begin DATASET
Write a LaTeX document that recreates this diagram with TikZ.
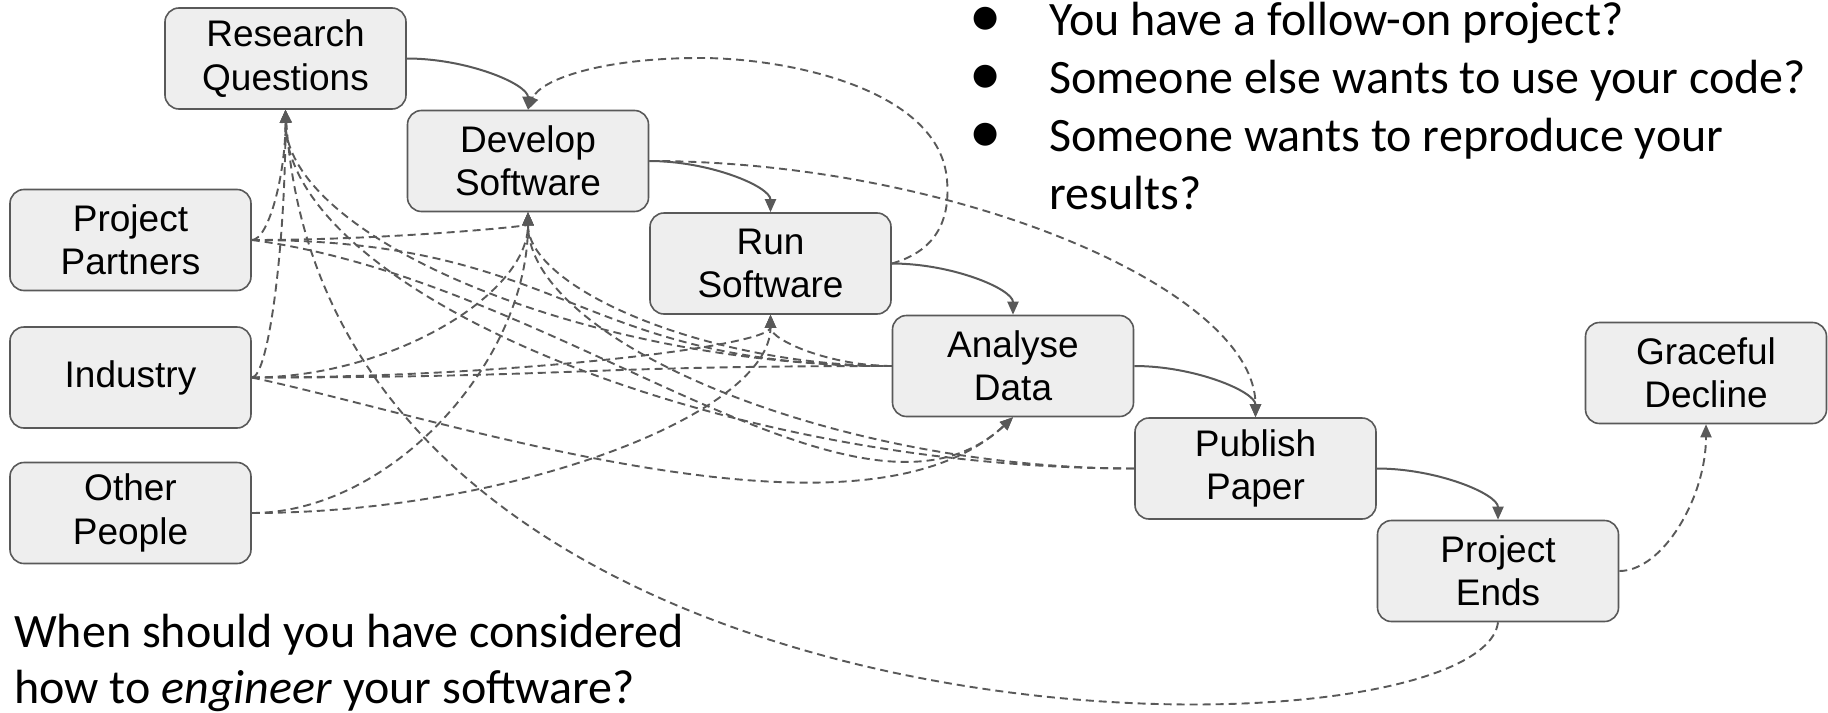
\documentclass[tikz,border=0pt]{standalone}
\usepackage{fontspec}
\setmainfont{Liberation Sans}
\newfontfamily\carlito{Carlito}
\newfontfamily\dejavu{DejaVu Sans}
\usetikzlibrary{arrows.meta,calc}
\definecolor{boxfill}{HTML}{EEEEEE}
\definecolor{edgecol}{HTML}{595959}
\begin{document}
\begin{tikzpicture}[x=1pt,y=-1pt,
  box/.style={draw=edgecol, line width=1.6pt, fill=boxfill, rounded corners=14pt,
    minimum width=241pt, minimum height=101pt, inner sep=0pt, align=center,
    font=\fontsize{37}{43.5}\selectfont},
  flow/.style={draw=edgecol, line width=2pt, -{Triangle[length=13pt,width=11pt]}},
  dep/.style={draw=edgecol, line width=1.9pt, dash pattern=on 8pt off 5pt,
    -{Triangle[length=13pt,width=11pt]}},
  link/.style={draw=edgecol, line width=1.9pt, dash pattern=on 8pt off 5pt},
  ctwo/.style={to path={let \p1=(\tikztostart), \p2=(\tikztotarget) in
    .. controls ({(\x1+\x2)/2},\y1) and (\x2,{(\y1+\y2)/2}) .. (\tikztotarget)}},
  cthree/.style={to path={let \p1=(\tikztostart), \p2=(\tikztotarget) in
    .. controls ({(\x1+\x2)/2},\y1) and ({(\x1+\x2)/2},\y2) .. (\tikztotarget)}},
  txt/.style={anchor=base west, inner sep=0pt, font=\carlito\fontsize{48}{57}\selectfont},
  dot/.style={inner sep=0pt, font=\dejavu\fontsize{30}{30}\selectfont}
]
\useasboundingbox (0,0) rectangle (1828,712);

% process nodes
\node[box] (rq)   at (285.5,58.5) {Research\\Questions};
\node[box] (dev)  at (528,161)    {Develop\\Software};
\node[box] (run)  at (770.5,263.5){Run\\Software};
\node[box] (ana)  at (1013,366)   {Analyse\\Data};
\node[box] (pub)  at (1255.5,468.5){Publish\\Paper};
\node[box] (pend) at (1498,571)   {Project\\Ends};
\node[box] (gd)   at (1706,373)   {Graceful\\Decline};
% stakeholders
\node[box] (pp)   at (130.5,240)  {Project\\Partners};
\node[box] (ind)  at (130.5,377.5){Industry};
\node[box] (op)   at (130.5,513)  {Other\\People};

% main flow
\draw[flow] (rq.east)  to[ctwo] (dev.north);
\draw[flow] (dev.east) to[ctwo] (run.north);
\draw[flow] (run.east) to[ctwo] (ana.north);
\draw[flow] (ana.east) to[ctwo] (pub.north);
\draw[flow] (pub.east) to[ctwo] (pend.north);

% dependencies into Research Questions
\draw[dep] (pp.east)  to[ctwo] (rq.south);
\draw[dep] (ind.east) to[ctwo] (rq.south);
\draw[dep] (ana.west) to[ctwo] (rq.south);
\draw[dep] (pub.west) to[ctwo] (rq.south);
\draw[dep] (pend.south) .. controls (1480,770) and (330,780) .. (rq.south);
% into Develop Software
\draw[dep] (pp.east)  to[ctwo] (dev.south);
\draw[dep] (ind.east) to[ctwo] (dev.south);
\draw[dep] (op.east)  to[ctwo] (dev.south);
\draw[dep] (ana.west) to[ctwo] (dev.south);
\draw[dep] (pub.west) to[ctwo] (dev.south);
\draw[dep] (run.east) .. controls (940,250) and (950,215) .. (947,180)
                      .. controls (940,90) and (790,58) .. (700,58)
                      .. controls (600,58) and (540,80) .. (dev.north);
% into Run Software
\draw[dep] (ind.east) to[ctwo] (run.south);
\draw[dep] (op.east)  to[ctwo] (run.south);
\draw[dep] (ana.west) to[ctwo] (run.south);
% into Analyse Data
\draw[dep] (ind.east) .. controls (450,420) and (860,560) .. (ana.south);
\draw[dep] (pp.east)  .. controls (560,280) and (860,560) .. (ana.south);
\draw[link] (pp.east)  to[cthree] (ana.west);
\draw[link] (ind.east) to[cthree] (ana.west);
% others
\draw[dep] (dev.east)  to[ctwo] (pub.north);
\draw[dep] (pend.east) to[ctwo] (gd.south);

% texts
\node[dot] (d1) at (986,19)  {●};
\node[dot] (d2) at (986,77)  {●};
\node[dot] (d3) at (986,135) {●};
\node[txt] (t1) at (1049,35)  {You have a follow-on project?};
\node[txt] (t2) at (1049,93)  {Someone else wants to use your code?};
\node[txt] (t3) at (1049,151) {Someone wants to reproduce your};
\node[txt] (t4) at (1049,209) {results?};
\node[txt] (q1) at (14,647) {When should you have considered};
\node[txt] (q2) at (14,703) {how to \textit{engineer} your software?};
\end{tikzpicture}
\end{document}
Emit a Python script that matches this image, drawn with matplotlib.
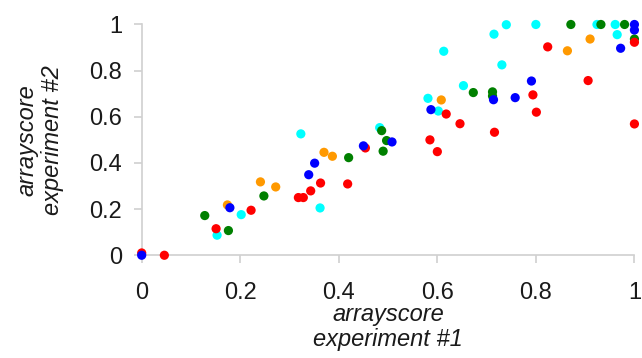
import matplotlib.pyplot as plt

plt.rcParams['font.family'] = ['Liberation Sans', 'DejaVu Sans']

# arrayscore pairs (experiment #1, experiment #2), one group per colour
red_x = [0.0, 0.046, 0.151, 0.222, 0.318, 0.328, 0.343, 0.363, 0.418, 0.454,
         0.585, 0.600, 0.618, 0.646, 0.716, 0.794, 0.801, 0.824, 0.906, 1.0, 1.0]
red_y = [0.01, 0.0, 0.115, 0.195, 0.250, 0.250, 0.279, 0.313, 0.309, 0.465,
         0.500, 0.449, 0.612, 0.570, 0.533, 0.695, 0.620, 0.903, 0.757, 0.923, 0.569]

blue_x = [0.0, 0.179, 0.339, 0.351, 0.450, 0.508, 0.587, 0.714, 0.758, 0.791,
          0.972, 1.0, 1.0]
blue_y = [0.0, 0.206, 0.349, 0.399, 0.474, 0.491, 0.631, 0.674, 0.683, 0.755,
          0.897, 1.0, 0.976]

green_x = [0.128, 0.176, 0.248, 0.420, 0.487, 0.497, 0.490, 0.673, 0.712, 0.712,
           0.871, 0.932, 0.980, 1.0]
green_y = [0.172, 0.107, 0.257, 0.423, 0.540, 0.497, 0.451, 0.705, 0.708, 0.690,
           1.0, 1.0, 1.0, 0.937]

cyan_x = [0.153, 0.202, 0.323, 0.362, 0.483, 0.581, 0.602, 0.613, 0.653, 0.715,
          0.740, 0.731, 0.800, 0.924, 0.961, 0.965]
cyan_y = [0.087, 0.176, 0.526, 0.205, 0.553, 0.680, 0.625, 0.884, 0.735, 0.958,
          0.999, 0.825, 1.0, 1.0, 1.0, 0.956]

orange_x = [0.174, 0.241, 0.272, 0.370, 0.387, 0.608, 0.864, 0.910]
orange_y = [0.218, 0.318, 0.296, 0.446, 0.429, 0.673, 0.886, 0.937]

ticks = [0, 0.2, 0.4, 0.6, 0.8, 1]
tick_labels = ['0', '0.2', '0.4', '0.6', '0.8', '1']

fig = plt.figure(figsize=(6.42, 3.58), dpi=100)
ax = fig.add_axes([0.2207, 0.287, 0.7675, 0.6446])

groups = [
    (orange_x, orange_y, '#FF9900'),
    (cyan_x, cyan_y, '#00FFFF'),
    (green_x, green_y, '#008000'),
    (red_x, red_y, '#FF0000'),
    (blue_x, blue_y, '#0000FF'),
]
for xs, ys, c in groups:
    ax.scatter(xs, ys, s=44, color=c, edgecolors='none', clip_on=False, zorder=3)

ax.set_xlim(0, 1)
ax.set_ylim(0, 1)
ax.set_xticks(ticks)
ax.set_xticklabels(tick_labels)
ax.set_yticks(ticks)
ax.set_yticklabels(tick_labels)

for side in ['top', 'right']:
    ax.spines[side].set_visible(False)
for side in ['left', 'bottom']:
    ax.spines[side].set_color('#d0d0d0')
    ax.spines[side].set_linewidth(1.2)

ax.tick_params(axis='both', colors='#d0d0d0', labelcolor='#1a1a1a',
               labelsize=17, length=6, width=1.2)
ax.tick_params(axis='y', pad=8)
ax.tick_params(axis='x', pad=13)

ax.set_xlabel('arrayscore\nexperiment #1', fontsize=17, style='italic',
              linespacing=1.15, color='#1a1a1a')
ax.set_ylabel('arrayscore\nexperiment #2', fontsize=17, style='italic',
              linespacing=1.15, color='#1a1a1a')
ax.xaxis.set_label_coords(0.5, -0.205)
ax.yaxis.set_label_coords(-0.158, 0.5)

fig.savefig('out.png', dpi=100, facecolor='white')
end DATASET
Give again, word for word, the part that opens with the line containing "Emit a Python" and closes with the one containing "plt.rcParams['font.family'] = ['Liberation". Include both of those lines and skip all pictures.

_IN RESPONSE_
Emit a Python script that matches this image, drawn with matplotlib.
import matplotlib.pyplot as plt

plt.rcParams['font.family'] = ['Liberation Sans', 'DejaVu Sans']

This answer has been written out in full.